For form and content analyses, the video essay is a rich tool, but I still wonder how the video essay can work for Media Industries Studies, for example, which is a field of inquiry dedicated to exploring the production, circulation, and reception of media texts. How can you represent a para-textual analysis in the format of the video essay?
I did a bit of this sort of thing in my fanvid “Pipeline”, in case that’s of interest!
Thank you so much for sharing your vid–it is fantastic and exactly what I was talking about! It uses the language of vidding so well to make its point, including the song. I got the feeling during our workshop that using a pop song comes too close to the music video for some scholars, implying that a music video is not/cannot be scholarship. I don’t agree with that. I think that the voice-over is (or seems to be) a more acceptable framing tool than a pop song in a video essay because it stems from the “serious” genre of the documentary. So there is definitely still room for discussion of why we might consider some formal strategies more “scholarly” than others…
Looks like you have had a awesome experience during this, soon will be part of workshop like this.
Regards
Thank you! What’s the workshop that you are participating in? I’d love to hear more about it.

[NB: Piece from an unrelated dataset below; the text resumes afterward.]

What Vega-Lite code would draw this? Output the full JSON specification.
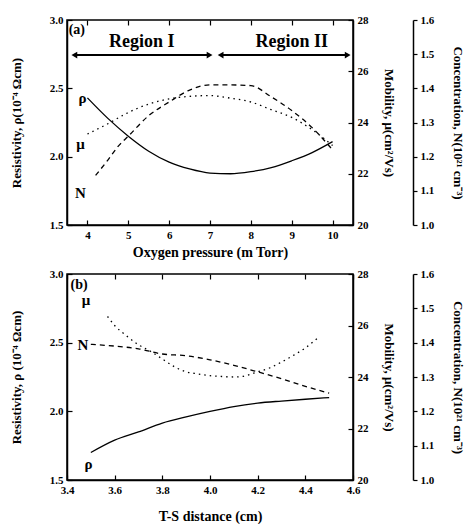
{
  "$schema": "https://vega.github.io/schema/vega-lite/v6.json",
  "padding": {"left": 9, "top": 13, "right": 0, "bottom": 0},
  "spacing": 7,
  "datasets": {
    "a_rho": [
      {"p": 4.0, "rho": 2.43}, {"p": 4.5, "rho": 2.28}, {"p": 5.0, "rho": 2.15}, {"p": 5.5, "rho": 2.04},
      {"p": 6.0, "rho": 1.96}, {"p": 6.5, "rho": 1.91}, {"p": 7.0, "rho": 1.88}, {"p": 7.5, "rho": 1.875},
      {"p": 8.0, "rho": 1.89}, {"p": 8.5, "rho": 1.92}, {"p": 9.0, "rho": 1.97}, {"p": 9.5, "rho": 2.03},
      {"p": 10.0, "rho": 2.11}
    ],
    "a_mu": [
      {"p": 4.0, "mu": 23.55}, {"p": 4.5, "mu": 23.95}, {"p": 5.0, "mu": 24.39}, {"p": 5.5, "mu": 24.72},
      {"p": 6.0, "mu": 24.92}, {"p": 6.5, "mu": 25.02}, {"p": 7.0, "mu": 25.05}, {"p": 7.5, "mu": 24.95},
      {"p": 8.0, "mu": 24.8}, {"p": 8.5, "mu": 24.5}, {"p": 9.0, "mu": 24.2}, {"p": 9.5, "mu": 23.72},
      {"p": 10.0, "mu": 23.1}
    ],
    "a_n": [
      {"p": 4.2, "n": 1.145}, {"p": 4.5, "n": 1.19}, {"p": 4.75, "n": 1.23}, {"p": 5.0, "n": 1.26},
      {"p": 5.5, "n": 1.32}, {"p": 6.0, "n": 1.36}, {"p": 6.5, "n": 1.395}, {"p": 7.0, "n": 1.41},
      {"p": 7.5, "n": 1.41}, {"p": 8.0, "n": 1.408}, {"p": 8.5, "n": 1.375}, {"p": 9.0, "n": 1.335},
      {"p": 9.5, "n": 1.285}, {"p": 10.0, "n": 1.22}
    ],
    "a_region": [
      {"p": 5.33, "rho": 2.84, "t": "Region I"},
      {"p": 9.0, "rho": 2.84, "t": "Region II"}
    ],
    "a_labels": [
      {"p": 3.88, "rho": 2.43, "t": "ρ"},
      {"p": 3.83, "rho": 2.09, "t": "μ"},
      {"p": 3.83, "rho": 1.735, "t": "N"}
    ],
    "a_tag": [{"p": 3.54, "rho": 2.93, "t": "(a)"}],
    "a_arrows": [
      {"p1": 3.68, "p2": 6.99, "rho": 2.743},
      {"p1": 7.26, "p2": 10.37, "rho": 2.743}
    ],
    "a_heads": [
      {"p": 3.68, "rho": 2.743, "end": "left"},
      {"p": 6.99, "rho": 2.743, "end": "right"},
      {"p": 7.26, "rho": 2.743, "end": "left"},
      {"p": 10.37, "rho": 2.743, "end": "right"}
    ],
    "b_rho": [
      {"d": 3.5, "rho": 1.70}, {"d": 3.6, "rho": 1.79}, {"d": 3.7, "rho": 1.85}, {"d": 3.8, "rho": 1.915},
      {"d": 3.9, "rho": 1.96}, {"d": 4.0, "rho": 2.0}, {"d": 4.1, "rho": 2.035}, {"d": 4.2, "rho": 2.06},
      {"d": 4.3, "rho": 2.075}, {"d": 4.4, "rho": 2.088}, {"d": 4.5, "rho": 2.10}
    ],
    "b_mu": [
      {"d": 3.57, "mu": 26.35}, {"d": 3.6, "mu": 26.0}, {"d": 3.65, "mu": 25.6}, {"d": 3.7, "mu": 25.25},
      {"d": 3.75, "mu": 25.0}, {"d": 3.8, "mu": 24.7}, {"d": 3.85, "mu": 24.4}, {"d": 3.9, "mu": 24.2},
      {"d": 3.95, "mu": 24.12}, {"d": 4.0, "mu": 24.05}, {"d": 4.05, "mu": 24.02}, {"d": 4.1, "mu": 24.0},
      {"d": 4.15, "mu": 24.05}, {"d": 4.2, "mu": 24.2}, {"d": 4.25, "mu": 24.35}, {"d": 4.3, "mu": 24.58},
      {"d": 4.35, "mu": 24.84}, {"d": 4.4, "mu": 25.13}, {"d": 4.45, "mu": 25.5}
    ],
    "b_n": [
      {"d": 3.5, "n": 1.395}, {"d": 3.6, "n": 1.39}, {"d": 3.7, "n": 1.382}, {"d": 3.8, "n": 1.367},
      {"d": 3.9, "n": 1.362}, {"d": 4.0, "n": 1.35}, {"d": 4.1, "n": 1.334}, {"d": 4.2, "n": 1.315},
      {"d": 4.3, "n": 1.295}, {"d": 4.4, "n": 1.273}, {"d": 4.5, "n": 1.253}
    ],
    "b_labels": [
      {"d": 3.48, "rho": 2.81, "t": "μ"},
      {"d": 3.467, "rho": 2.48, "t": "N"},
      {"d": 3.49, "rho": 1.62, "t": "ρ"}
    ],
    "b_tag": [{"d": 3.415, "rho": 2.92, "t": "(b)"}]
  },
  "vconcat": [
    {
      "width": 286,
      "height": 205,
      "layer": [
        {
          "layer": [
            {
              "data": {"name": "a_rho"},
              "mark": {"type": "line", "color": "black", "strokeWidth": 1.3, "interpolate": "monotone"},
              "encoding": {
                "x": {"field": "p", "type": "quantitative", "scale": {"domain": [3.5, 10.5], "nice": false},
                  "axis": {"title": "Oxygen pressure (m Torr)", "values": [4, 5, 6, 7, 8, 9, 10], "tickSize": -5, "labelPadding": 9, "titlePadding": 5, "titleFontSize": 14, "labelFlush": false}},
                "y": {"field": "rho", "type": "quantitative", "scale": {"domain": [1.5, 3.0], "nice": false},
                  "axis": {"title": "Resistivity, ρ(10⁻⁴ Ωcm)", "values": [1.5, 2.0, 2.5, 3.0], "format": ".1f", "tickSize": -5, "labelPadding": 9, "titlePadding": 26}}
              }
            },
            {
              "data": {"name": "a_arrows"},
              "mark": {"type": "rule", "color": "black", "strokeWidth": 2},
              "encoding": {
                "x": {"field": "p1", "type": "quantitative"},
                "x2": {"field": "p2"},
                "y": {"field": "rho", "type": "quantitative"}
              }
            },
            {
              "data": {"name": "a_heads"},
              "mark": {"type": "point", "filled": true, "color": "black", "size": 45, "opacity": 1},
              "encoding": {
                "x": {"field": "p", "type": "quantitative"},
                "y": {"field": "rho", "type": "quantitative"},
                "shape": {"field": "end", "type": "nominal", "scale": {"domain": ["left", "right"], "range": ["triangle-left", "triangle-right"]}, "legend": null}
              }
            },
            {
              "data": {"name": "a_region"},
              "mark": {"type": "text", "font": "Liberation Serif, Times New Roman, serif", "fontWeight": "bold", "fontSize": 18, "color": "black"},
              "encoding": {
                "x": {"field": "p", "type": "quantitative"},
                "y": {"field": "rho", "type": "quantitative"},
                "text": {"field": "t"}
              }
            },
            {
              "data": {"name": "a_labels"},
              "mark": {"type": "text", "font": "Liberation Serif, Times New Roman, serif", "fontWeight": "bold", "fontSize": 15, "color": "black"},
              "encoding": {
                "x": {"field": "p", "type": "quantitative"},
                "y": {"field": "rho", "type": "quantitative"},
                "text": {"field": "t"}
              }
            },
            {
              "data": {"name": "a_tag"},
              "mark": {"type": "text", "font": "Liberation Serif, Times New Roman, serif", "fontWeight": "bold", "fontSize": 14, "color": "black", "align": "left"},
              "encoding": {
                "x": {"field": "p", "type": "quantitative"},
                "y": {"field": "rho", "type": "quantitative"},
                "text": {"field": "t"}
              }
            }
          ]
        },
        {
          "data": {"name": "a_mu"},
          "mark": {"type": "line", "color": "black", "strokeWidth": 1.3, "strokeDash": [1.5, 4], "interpolate": "monotone"},
          "encoding": {
            "x": {"field": "p", "type": "quantitative",
              "axis": {"orient": "top", "labels": false, "title": null, "domain": false, "values": [4, 5, 6, 7, 8, 9, 10], "tickSize": -5}},
            "y": {"field": "mu", "type": "quantitative", "scale": {"domain": [20, 28], "nice": false},
              "axis": {"orient": "right", "title": "Mobility, μ(cm²/Vs)", "values": [20, 22, 24, 26, 28], "tickSize": -5, "labelPadding": 9, "titlePadding": 13}}
          }
        },
        {
          "data": {"name": "a_n"},
          "mark": {"type": "line", "color": "black", "strokeWidth": 1.3, "strokeDash": [5, 4], "interpolate": "monotone"},
          "encoding": {
            "x": {"field": "p", "type": "quantitative", "axis": null},
            "y": {"field": "n", "type": "quantitative", "scale": {"domain": [1.0, 1.6], "nice": false},
              "axis": {"orient": "right", "offset": 60, "title": "Concentration, N(10²¹ cm⁻³)", "values": [1.0, 1.1, 1.2, 1.3, 1.4, 1.5, 1.6], "format": ".1f", "tickSize": 4, "labelPadding": 3, "titlePadding": 17}}
          }
        }
      ],
      "resolve": {"scale": {"y": "independent"}, "axis": {"x": "independent"}}
    },
    {
      "width": 286,
      "height": 206,
      "layer": [
        {
          "layer": [
            {
              "data": {"name": "b_rho"},
              "mark": {"type": "line", "color": "black", "strokeWidth": 1.3, "interpolate": "monotone"},
              "encoding": {
                "x": {"field": "d", "type": "quantitative", "scale": {"domain": [3.4, 4.6], "nice": false},
                  "axis": {"title": "T-S distance (cm)", "values": [3.4, 3.6, 3.8, 4.0, 4.2, 4.4, 4.6], "format": ".1f", "tickSize": -5, "labelPadding": 9, "titlePadding": 14, "titleFontSize": 14, "labelFlush": false}},
                "y": {"field": "rho", "type": "quantitative", "scale": {"domain": [1.5, 3.0], "nice": false},
                  "axis": {"title": "Resistivity, ρ (10⁻⁴ Ωcm)", "values": [1.5, 2.0, 2.5, 3.0], "format": ".1f", "tickSize": -5, "labelPadding": 9, "titlePadding": 26}}
              }
            },
            {
              "data": {"name": "b_labels"},
              "mark": {"type": "text", "font": "Liberation Serif, Times New Roman, serif", "fontWeight": "bold", "fontSize": 15, "color": "black"},
              "encoding": {
                "x": {"field": "d", "type": "quantitative"},
                "y": {"field": "rho", "type": "quantitative"},
                "text": {"field": "t"}
              }
            },
            {
              "data": {"name": "b_tag"},
              "mark": {"type": "text", "font": "Liberation Serif, Times New Roman, serif", "fontWeight": "bold", "fontSize": 14, "color": "black", "align": "left"},
              "encoding": {
                "x": {"field": "d", "type": "quantitative"},
                "y": {"field": "rho", "type": "quantitative"},
                "text": {"field": "t"}
              }
            }
          ]
        },
        {
          "data": {"name": "b_mu"},
          "mark": {"type": "line", "color": "black", "strokeWidth": 1.3, "strokeDash": [1.5, 4], "interpolate": "monotone"},
          "encoding": {
            "x": {"field": "d", "type": "quantitative",
              "axis": {"orient": "top", "labels": false, "title": null, "domain": false, "values": [3.4, 3.6, 3.8, 4.0, 4.2, 4.4, 4.6], "tickSize": -5}},
            "y": {"field": "mu", "type": "quantitative", "scale": {"domain": [20, 28], "nice": false},
              "axis": {"orient": "right", "title": "Mobility, μ(cm²/Vs)", "values": [20, 22, 24, 26, 28], "tickSize": -5, "labelPadding": 9, "titlePadding": 13}}
          }
        },
        {
          "data": {"name": "b_n"},
          "mark": {"type": "line", "color": "black", "strokeWidth": 1.3, "strokeDash": [5, 4], "interpolate": "monotone"},
          "encoding": {
            "x": {"field": "d", "type": "quantitative", "axis": null},
            "y": {"field": "n", "type": "quantitative", "scale": {"domain": [1.0, 1.6], "nice": false},
              "axis": {"orient": "right", "offset": 60, "title": "Concentration, N(10²¹ cm⁻³)", "values": [1.0, 1.1, 1.2, 1.3, 1.4, 1.5, 1.6], "format": ".1f", "tickSize": 4, "labelPadding": 3, "titlePadding": 17}}
          }
        }
      ],
      "resolve": {"scale": {"y": "independent"}, "axis": {"x": "independent"}}
    }
  ],
  "config": {
    "view": {"stroke": "black", "strokeWidth": 1.5},
    "axis": {
      "labelFont": "Liberation Serif, Times New Roman, serif", "labelFontWeight": "bold", "labelFontSize": 11, "labelColor": "black",
      "titleFont": "Liberation Serif, Times New Roman, serif", "titleFontWeight": "bold", "titleFontSize": 13, "titleColor": "black",
      "domainColor": "black", "domainWidth": 1.5, "tickColor": "black", "tickWidth": 1.2, "grid": false
    }
  }
}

Thanks so much for the summary of what sounds like an amazing workshop. I hope its success will encourage others like it; my students often describe themselves as “visual learners” (sometimes code for “I haven’t done the reading”) and these kinds of video essays offer a potentially very rewarding way of condensing arguments without sacrificing complexity that would otherwise require a great deal of reading (Corey Creekmur’s piece, for example, works well in this regard). I am equally impressed with the pieces that are less straightforward, as they offer students new ways to think about how different kinds of texts talk to each other.
I agree with the author here that fan-made remix video does similar kinds of critical work and I have also utilized remix to great effect in my classes. I hope that more scholarly and institutional investment in the video essay will in turn draw more scholarly attention to the work of remix creators and help to make the cultural and professional hierarchies that often separate these two forms of formal creativity and cultural critique less acute. They have much to say to one another.
Finally, I really appreciate the participants’ willingness to post their exercises online, and it would be wonderful to have an official (SCMS-sponsored?) repository of such video essays available for media scholars to use in our classes. And, of course, more workshops for all!
I agree that the video essay has great potential for teaching as well. We didn’t really talk about the video essay as a teaching tool so much, but we did think about how to teach the video essay or how to include some of the technical exercises to get students to think about film differently.
Yes, definitely. I certainly think that the genre of the video essay can learn a lot from fan videos about framing arguments through editing decisions alone, without having to rely on on-screen text or voice-over. The use of pop music in many vids seems to be a point of hesitation for some scholars, so that’s something to talk about in more depth.
There’s a conversation going on about proposing a workshop on our experience for next year’s SCMS conference, and if that happens, putting together a repository seems like a great idea. In the meantime, looking through participants’ Vimeo channels is probably the best alternative.